Aim of the exercise: Pull every line with the word "page" out of the entries below.

Records shown:
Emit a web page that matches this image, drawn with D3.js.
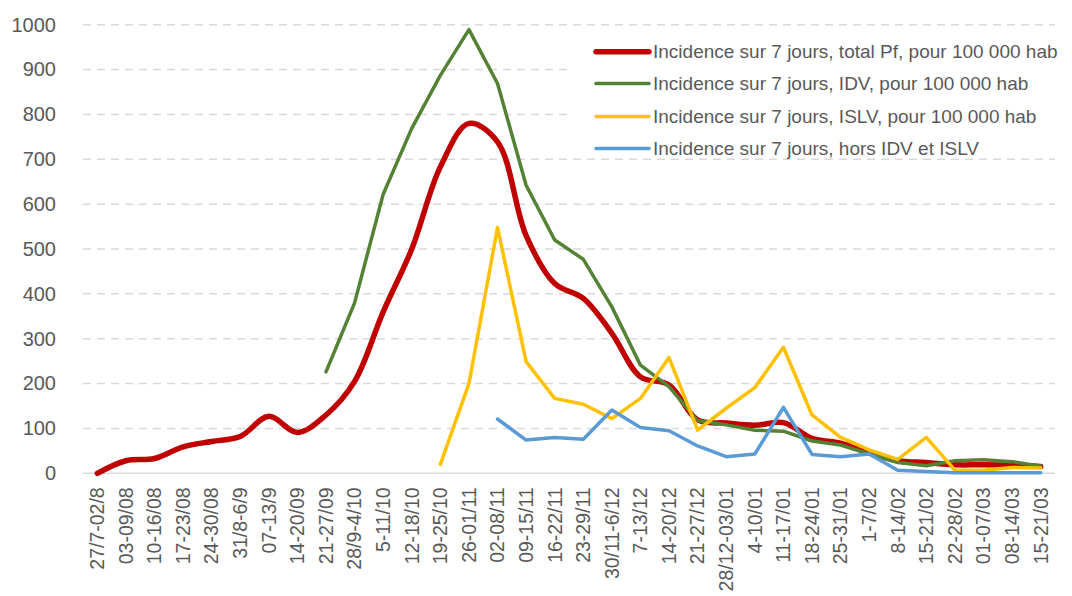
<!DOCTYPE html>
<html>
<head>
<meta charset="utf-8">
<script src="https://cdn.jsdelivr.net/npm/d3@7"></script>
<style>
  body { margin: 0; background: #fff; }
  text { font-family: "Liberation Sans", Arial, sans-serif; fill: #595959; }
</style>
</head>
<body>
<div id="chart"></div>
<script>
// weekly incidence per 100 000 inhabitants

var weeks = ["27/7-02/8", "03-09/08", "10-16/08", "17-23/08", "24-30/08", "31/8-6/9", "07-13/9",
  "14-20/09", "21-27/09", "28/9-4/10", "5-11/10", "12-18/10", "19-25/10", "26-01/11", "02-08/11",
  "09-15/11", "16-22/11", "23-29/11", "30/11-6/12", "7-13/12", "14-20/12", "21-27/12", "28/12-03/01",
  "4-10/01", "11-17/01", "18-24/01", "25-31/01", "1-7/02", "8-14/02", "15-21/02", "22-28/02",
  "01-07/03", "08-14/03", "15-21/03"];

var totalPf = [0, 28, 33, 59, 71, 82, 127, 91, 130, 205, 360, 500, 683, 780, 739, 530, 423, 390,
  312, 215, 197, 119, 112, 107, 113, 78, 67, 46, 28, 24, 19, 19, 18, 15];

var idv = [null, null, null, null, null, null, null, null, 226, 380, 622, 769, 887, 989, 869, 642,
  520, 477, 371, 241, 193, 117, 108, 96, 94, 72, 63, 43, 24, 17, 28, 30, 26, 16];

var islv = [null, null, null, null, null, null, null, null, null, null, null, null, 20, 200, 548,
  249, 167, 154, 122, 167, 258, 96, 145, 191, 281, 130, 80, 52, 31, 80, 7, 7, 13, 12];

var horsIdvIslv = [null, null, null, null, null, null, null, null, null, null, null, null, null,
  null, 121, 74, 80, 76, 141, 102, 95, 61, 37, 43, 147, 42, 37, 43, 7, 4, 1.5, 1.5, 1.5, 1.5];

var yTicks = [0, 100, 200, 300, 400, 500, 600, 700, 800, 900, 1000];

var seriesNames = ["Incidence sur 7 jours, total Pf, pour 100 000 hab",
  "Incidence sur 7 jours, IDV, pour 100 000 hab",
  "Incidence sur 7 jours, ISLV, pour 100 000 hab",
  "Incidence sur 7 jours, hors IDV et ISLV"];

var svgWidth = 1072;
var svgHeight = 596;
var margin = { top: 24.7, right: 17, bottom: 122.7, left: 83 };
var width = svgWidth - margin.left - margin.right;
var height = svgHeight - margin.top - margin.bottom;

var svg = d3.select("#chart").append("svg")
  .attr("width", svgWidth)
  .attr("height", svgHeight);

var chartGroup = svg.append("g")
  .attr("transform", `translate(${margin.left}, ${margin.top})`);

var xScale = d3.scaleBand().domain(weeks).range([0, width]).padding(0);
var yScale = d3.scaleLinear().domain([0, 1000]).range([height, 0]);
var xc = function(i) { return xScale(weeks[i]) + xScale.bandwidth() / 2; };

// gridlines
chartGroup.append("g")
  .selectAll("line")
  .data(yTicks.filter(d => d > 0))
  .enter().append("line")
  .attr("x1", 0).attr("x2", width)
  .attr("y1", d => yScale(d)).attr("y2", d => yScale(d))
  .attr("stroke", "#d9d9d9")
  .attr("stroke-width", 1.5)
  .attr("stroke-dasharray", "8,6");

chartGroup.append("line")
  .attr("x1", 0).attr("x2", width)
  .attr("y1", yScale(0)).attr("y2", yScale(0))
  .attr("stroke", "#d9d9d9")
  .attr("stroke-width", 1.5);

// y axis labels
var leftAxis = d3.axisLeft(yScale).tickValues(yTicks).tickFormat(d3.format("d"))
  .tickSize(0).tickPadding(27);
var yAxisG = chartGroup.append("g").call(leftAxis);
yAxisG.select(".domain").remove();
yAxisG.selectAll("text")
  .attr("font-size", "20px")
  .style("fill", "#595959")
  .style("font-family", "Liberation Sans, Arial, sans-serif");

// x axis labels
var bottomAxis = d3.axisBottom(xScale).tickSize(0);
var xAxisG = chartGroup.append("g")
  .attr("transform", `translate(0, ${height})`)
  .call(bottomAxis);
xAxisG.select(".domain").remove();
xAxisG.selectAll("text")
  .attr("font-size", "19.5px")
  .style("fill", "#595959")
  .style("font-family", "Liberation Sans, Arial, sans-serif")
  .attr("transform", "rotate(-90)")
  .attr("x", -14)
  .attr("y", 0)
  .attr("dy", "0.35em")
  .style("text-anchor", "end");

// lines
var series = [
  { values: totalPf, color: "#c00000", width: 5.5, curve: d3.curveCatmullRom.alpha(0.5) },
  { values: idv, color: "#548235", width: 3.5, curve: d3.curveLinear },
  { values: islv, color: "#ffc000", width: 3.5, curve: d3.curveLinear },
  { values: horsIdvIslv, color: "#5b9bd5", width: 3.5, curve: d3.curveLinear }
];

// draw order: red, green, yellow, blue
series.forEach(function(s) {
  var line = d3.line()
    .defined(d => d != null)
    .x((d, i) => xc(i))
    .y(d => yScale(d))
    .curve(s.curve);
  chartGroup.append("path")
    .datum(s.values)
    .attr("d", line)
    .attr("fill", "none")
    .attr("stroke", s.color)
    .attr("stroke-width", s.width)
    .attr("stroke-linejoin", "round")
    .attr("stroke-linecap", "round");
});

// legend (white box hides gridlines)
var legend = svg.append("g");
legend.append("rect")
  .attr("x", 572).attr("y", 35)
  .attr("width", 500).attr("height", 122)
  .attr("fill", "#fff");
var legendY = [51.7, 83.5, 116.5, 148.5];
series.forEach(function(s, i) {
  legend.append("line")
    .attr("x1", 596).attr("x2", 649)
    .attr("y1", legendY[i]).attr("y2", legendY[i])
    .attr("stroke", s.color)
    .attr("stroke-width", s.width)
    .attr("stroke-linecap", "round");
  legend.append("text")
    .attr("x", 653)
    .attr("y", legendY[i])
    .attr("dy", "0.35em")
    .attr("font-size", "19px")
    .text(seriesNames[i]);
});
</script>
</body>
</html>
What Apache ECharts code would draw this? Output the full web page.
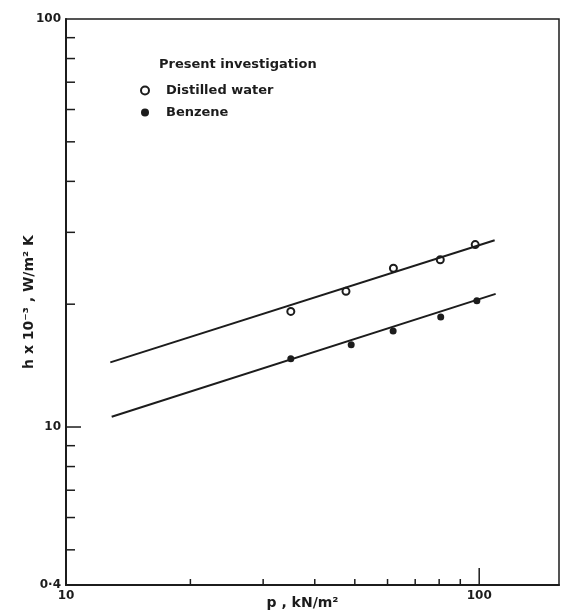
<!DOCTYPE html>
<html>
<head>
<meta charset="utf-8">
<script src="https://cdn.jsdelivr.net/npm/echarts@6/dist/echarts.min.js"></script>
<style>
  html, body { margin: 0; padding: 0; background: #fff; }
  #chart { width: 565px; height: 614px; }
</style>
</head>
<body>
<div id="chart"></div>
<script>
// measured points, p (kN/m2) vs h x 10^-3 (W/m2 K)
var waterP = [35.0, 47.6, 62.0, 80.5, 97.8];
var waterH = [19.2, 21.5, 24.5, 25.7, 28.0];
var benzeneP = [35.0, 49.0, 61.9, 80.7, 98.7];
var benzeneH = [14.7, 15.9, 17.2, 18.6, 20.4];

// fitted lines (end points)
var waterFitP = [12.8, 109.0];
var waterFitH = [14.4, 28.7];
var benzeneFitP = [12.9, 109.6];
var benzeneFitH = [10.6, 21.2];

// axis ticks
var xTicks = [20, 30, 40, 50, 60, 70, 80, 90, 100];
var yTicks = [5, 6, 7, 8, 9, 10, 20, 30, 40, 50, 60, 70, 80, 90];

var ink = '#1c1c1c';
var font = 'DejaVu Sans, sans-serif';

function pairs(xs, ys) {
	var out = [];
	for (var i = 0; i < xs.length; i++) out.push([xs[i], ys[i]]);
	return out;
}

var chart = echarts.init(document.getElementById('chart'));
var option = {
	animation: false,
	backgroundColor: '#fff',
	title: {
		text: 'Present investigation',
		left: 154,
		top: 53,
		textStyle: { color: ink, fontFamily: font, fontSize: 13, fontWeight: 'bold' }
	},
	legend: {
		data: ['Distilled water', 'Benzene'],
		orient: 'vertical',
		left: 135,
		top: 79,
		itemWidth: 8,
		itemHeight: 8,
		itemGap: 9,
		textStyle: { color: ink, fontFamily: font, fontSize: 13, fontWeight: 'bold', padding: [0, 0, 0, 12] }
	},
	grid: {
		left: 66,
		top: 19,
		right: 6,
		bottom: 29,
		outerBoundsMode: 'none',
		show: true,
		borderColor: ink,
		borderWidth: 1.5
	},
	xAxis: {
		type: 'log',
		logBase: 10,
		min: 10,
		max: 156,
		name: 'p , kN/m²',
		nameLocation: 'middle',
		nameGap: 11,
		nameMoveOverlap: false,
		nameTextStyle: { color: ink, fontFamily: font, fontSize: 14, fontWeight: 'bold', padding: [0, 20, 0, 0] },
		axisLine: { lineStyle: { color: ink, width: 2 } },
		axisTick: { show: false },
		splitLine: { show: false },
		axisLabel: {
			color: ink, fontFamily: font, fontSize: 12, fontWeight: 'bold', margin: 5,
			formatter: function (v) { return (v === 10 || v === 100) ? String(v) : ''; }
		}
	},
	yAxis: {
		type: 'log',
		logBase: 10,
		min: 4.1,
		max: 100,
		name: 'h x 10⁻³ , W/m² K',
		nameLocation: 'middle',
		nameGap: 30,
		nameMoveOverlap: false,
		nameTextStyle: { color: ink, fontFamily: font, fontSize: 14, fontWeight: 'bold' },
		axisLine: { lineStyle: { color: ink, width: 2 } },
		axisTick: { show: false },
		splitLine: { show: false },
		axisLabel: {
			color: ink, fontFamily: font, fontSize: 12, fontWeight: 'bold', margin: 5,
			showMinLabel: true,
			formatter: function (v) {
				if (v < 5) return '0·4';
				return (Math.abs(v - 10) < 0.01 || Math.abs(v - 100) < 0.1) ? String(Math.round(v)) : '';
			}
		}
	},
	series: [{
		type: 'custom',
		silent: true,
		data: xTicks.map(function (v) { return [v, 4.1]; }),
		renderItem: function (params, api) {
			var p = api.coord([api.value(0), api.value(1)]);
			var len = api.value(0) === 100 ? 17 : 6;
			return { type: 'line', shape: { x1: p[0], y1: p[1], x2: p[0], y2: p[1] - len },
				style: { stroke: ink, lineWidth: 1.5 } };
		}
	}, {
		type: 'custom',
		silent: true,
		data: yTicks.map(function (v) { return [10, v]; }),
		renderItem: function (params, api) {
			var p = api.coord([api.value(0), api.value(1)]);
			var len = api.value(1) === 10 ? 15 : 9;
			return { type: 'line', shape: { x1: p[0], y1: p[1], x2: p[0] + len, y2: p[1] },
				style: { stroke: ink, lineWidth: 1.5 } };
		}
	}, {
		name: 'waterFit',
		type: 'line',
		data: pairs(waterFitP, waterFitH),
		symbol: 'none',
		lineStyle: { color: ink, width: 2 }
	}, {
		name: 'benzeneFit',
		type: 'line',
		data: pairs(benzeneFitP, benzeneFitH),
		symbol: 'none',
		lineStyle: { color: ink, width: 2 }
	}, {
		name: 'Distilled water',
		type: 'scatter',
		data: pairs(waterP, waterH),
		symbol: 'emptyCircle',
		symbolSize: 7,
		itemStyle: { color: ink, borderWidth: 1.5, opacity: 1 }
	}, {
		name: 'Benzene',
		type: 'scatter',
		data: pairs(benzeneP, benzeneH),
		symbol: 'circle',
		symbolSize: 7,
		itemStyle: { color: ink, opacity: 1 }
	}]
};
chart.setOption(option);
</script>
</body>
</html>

Task result:
Emit a web page that matches this image, drawn with D3.js.
What Apache ECharts code would draw this? Output the full web page.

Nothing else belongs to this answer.